Self-examination Mechanism: Improving Standard Accuracy in Adversarial Purification

Sora Suegami, Yutaro Oguri, Zaiying Zhao, Yu Kagaya, Toshihiko Yamasaki

Published: 2024, Last Modified: 07 Nov 2025IVSP 2024EveryoneRevisionsBibTeXCC BY-SA 4.0

Abstract: Deep learning-based image classification models are vulnerable to adversarial examples. While existing defense methods have improved the classification accuracy for adversarial examples, that for clean images (i.e., without perturbations) often decreases. To address this problem, we propose a new defense mechanism called self-examination. In our self-examination mechanism, the input image is first classified whether it is attacked or not. Then, the inference process of the classification model is verified using SHapley Additive exPlanations (SHAP), a method of explainable artificial intelligence (XAI). If the input image is determined to be attacked (i.e., an adversarial example), the method outputs the result revised by the reclassification model.
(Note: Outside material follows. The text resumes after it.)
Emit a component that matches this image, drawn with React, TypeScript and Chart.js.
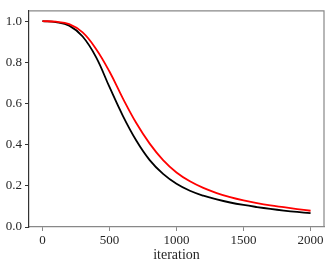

Otherwise, the model outputs the result of the classifier as it is. Thus, the misclassification of adversarial examples can be prevented without significantly reducing the classification accuracy of clean images. We construct two reclassification models: one uses the XAI method and the other uses diffusion-based adversarial purification. We evaluated our method on WideResNet trained with CIFAR-10. Experimental results show negligible impact on clean image classification accuracy for both reclassifiers and an improvement in classification accuracy for adversarial examples for the latter reclassifier.